Reasoning Over the Glyphs: Evaluation of LLM's Decipherment of Rare Scripts
Yu-Fei Shih, Zheng-Lin Lin, Shu-Kai Hsieh
TL;DR
This paper investigates the decipherment of rare scripts not encoded in Unicode by evaluating LVLMs and LLMs on a specially constructed multimodal puzzle dataset. It introduces a glyph-tokenization scheme and two solving paradigms—Picture Method and Description Method—to study how visual language tokens can be handled without Unicode encoding. Across non-UniCODE and Unicode puzzles, the study reveals that Unicode encoding partially leverages pre-trained language knowledge for common languages but is insufficient for low-resource scripts without adequate training data, highlighting fundamental challenges in visual-token reasoning and linguistic interpretation.
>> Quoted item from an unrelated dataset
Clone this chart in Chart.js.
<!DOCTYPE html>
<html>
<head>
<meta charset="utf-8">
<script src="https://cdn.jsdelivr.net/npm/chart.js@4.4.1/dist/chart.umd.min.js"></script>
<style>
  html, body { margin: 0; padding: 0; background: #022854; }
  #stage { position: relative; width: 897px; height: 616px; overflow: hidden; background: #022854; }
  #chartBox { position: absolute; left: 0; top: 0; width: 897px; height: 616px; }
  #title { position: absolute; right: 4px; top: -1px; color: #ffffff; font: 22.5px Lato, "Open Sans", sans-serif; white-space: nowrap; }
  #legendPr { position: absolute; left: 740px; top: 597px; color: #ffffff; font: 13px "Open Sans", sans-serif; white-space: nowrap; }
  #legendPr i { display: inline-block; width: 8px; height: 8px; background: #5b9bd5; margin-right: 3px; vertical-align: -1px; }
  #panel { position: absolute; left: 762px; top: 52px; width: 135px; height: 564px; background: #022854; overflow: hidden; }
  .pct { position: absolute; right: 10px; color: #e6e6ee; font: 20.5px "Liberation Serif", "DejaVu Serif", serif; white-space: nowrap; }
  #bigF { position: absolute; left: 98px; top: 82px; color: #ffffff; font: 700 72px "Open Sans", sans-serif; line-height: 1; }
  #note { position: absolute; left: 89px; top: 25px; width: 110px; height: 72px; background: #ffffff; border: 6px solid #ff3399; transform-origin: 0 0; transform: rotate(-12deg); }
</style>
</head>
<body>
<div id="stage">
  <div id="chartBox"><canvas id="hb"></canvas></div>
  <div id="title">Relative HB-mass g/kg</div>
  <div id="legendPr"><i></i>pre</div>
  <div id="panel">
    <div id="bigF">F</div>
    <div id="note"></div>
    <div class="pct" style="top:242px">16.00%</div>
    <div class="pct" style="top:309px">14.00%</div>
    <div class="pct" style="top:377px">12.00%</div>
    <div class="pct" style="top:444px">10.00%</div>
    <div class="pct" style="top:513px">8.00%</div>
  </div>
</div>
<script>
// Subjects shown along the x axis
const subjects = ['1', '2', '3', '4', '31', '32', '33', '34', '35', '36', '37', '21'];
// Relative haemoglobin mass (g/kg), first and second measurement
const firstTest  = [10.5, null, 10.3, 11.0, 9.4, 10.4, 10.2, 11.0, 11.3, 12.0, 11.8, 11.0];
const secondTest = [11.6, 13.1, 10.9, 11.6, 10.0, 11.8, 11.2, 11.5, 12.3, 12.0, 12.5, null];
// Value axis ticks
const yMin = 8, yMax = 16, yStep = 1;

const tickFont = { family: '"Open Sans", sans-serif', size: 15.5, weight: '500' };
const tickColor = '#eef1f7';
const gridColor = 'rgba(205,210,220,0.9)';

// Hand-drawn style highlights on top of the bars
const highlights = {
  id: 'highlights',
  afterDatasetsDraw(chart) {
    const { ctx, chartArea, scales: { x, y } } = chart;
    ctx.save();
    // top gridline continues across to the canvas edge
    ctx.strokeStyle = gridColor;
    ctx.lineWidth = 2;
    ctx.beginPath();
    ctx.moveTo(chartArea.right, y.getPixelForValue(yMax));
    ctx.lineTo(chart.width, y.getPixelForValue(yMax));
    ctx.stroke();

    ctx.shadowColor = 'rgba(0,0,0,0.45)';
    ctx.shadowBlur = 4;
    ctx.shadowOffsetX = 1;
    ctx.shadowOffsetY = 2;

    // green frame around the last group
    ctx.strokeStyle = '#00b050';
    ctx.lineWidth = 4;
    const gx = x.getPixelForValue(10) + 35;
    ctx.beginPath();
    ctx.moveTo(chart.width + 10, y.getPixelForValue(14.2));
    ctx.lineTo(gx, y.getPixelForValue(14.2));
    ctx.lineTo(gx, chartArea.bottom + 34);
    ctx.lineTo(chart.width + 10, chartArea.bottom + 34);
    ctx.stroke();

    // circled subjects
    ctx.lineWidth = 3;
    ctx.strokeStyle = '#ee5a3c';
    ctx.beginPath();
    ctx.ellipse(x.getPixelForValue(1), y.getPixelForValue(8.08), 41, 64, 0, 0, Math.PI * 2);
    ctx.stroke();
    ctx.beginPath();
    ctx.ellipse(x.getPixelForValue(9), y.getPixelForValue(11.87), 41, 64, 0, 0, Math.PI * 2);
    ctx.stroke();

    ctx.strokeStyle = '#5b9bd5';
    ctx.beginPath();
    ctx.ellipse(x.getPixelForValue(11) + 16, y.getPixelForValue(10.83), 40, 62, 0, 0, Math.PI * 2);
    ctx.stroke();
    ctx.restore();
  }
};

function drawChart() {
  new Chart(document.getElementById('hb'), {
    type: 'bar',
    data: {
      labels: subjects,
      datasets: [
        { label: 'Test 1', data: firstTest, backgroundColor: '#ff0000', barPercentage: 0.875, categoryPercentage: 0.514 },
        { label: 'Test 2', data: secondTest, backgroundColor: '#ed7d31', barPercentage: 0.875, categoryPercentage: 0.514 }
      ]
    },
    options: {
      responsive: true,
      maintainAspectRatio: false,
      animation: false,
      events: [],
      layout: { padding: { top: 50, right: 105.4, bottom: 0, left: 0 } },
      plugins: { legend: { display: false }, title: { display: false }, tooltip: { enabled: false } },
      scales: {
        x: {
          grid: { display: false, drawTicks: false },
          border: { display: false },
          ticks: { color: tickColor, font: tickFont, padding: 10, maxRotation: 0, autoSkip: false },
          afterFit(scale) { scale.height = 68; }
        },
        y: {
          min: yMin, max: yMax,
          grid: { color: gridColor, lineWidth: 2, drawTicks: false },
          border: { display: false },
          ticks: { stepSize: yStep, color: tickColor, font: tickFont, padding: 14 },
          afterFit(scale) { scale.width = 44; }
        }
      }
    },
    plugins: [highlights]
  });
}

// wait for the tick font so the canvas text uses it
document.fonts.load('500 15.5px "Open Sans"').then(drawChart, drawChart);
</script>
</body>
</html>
The work underscores the need for larger, diversified datasets and advanced instruction strategies to advance AI-assisted linguistic decipherment and the preservation of obscure writing systems.
Abstract
We explore the capabilities of LVLMs and LLMs in deciphering rare scripts not encoded in Unicode. We introduce a novel approach to construct a multimodal dataset of linguistic puzzles involving such scripts, utilizing a tokenization method for language glyphs. Our methods include the Picture Method for LVLMs and the Description Method for LLMs, enabling these models to tackle these challenges. We conduct experiments using prominent models, GPT-4o, Gemini, and Claude 3.5 Sonnet, on linguistic puzzles. Our findings reveal the strengths and limitations of current AI methods in linguistic decipherment, highlighting the impact of Unicode encoding on model performance and the challenges of modeling visual language tokens through descriptions. Our study advances understanding of AI's potential in linguistic decipherment and underscores the need for further research.